>> Begin
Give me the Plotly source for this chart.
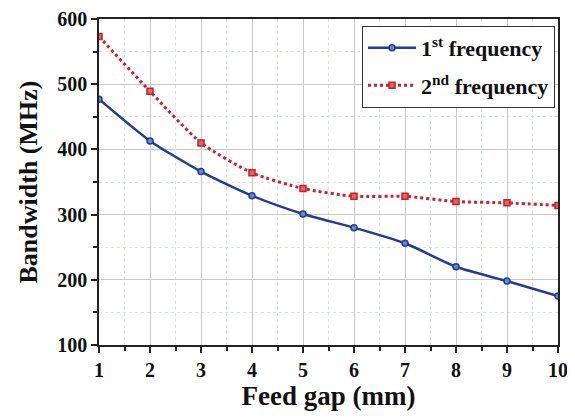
import plotly.graph_objects as go

feed_gap = [1, 2, 3, 4, 5, 6, 7, 8, 9, 10]
bw_first = [477, 413, 366, 329, 301, 280, 256, 220, 198, 175]
bw_second = [573, 489, 410, 364, 340, 328, 328, 320, 318, 314]
x_ticks = [1, 2, 3, 4, 5, 6, 7, 8, 9, 10]
y_ticks = [100, 200, 300, 400, 500, 600]

FONT = "Liberation Serif"

fig = go.Figure()
fig.add_trace(go.Scatter(
    x=feed_gap, y=bw_first, mode="lines+markers",
    name="1<sup>st</sup> frequency", legendgroup="a",
    line=dict(color="#1f3c99", width=2.5, shape="spline", smoothing=0.6),
    marker=dict(symbol="circle", size=6, color="#6a86d0",
                line=dict(color="#1f3c99", width=1.5)),
))
fig.add_trace(go.Scatter(
    x=feed_gap, y=bw_second, mode="lines+markers",
    name="2<sup>nd</sup> frequency", legendgroup="b",
    line=dict(color="#d0202a", width=3, dash="dot", shape="spline", smoothing=0.6),
    marker=dict(symbol="square", size=6, color="#e86060",
                line=dict(color="#c81e28", width=1.5)),
))

axis_common = dict(
    showline=True, linecolor="#222", linewidth=1.5, mirror=True,
    ticks="outside", ticklen=6, tickwidth=1.5, tickcolor="#222",
    tickfont=dict(family=FONT, size=20, color="#111", weight="bold"),
    ticklabeloverflow="allow",
    showgrid=True, gridcolor="#c8c8c8", gridwidth=1,
    zeroline=False, automargin=False,
)

# page body has an 8px default margin; figure is sized to fit the 575x419 window
fig.update_layout(
    width=559, height=403,
    margin=dict(l=91, r=9, t=11, b=66),
    paper_bgcolor="white", plot_bgcolor="white",
    font=dict(family=FONT, color="#111"),
    xaxis=dict(
        **axis_common, range=[1, 10], tickvals=x_ticks,
        minor=dict(ticks="outside", ticklen=4, dtick=0.5, tick0=1,
                   showgrid=True, gridcolor="#d8e8d8", griddash="dot"),
        title=dict(text="Feed gap (mm)", font=dict(family=FONT, size=27, weight="bold"), standoff=20),
    ),
    yaxis=dict(
        **axis_common, range=[100, 600], tickvals=y_ticks,
        minor=dict(ticks="outside", ticklen=4, dtick=50, tick0=100,
                   showgrid=True, gridcolor="#d8e8d8", griddash="dot"),
        title=dict(text="Bandwidth (MHz)", font=dict(family=FONT, size=26, weight="bold"), standoff=12),
    ),
    legend=dict(
        x=0.9935, y=0.979, xanchor="right", yanchor="top",
        bgcolor="white", bordercolor="#333", borderwidth=1,
        font=dict(family=FONT, size=22, color="#111", weight="bold"),
        tracegroupgap=6, itemwidth=48,
    ),
)

fig.write_html("out.html")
>> End
Leave the images out, please, and restate each line word for word.

Give me the Plotly source for this chart.
import plotly.graph_objects as go

feed_gap = [1, 2, 3, 4, 5, 6, 7, 8, 9, 10]
bw_first = [477, 413, 366, 329, 301, 280, 256, 220, 198, 175]
bw_second = [573, 489, 410, 364, 340, 328, 328, 320, 318, 314]
x_ticks = [1, 2, 3, 4, 5, 6, 7, 8, 9, 10]
y_ticks = [100, 200, 300, 400, 500, 600]

FONT = "Liberation Serif"

fig = go.Figure()
fig.add_trace(go.Scatter(
    x=feed_gap, y=bw_first, mode="lines+markers",
    name="1<sup>st</sup> frequency", legendgroup="a",
    line=dict(color="#1f3c99", width=2.5, shape="spline", smoothing=0.6),
    marker=dict(symbol="circle", size=6, color="#6a86d0",
                line=dict(color="#1f3c99", width=1.5)),
))
fig.add_trace(go.Scatter(
    x=feed_gap, y=bw_second, mode="lines+markers",
    name="2<sup>nd</sup> frequency", legendgroup="b",
    line=dict(color="#d0202a", width=3, dash="dot", shape="spline", smoothing=0.6),
    marker=dict(symbol="square", size=6, color="#e86060",
                line=dict(color="#c81e28", width=1.5)),
))

axis_common = dict(
    showline=True, linecolor="#222", linewidth=1.5, mirror=True,
    ticks="outside", ticklen=6, tickwidth=1.5, tickcolor="#222",
    tickfont=dict(family=FONT, size=20, color="#111", weight="bold"),
    ticklabeloverflow="allow",
    showgrid=True, gridcolor="#c8c8c8", gridwidth=1,
    zeroline=False, automargin=False,
)

# page body has an 8px default margin; figure is sized to fit the 575x419 window
fig.update_layout(
    width=559, height=403,
    margin=dict(l=91, r=9, t=11, b=66),
    paper_bgcolor="white", plot_bgcolor="white",
    font=dict(family=FONT, color="#111"),
    xaxis=dict(
        **axis_common, range=[1, 10], tickvals=x_ticks,
        minor=dict(ticks="outside", ticklen=4, dtick=0.5, tick0=1,
                   showgrid=True, gridcolor="#d8e8d8", griddash="dot"),
        title=dict(text="Feed gap (mm)", font=dict(family=FONT, size=27, weight="bold"), standoff=20),
    ),
    yaxis=dict(
        **axis_common, range=[100, 600], tickvals=y_ticks,
        minor=dict(ticks="outside", ticklen=4, dtick=50, tick0=100,
                   showgrid=True, gridcolor="#d8e8d8", griddash="dot"),
        title=dict(text="Bandwidth (MHz)", font=dict(family=FONT, size=26, weight="bold"), standoff=12),
    ),
    legend=dict(
        x=0.9935, y=0.979, xanchor="right", yanchor="top",
        bgcolor="white", bordercolor="#333", borderwidth=1,
        font=dict(family=FONT, size=22, color="#111", weight="bold"),
        tracegroupgap=6, itemwidth=48,
    ),
)

fig.write_html("out.html")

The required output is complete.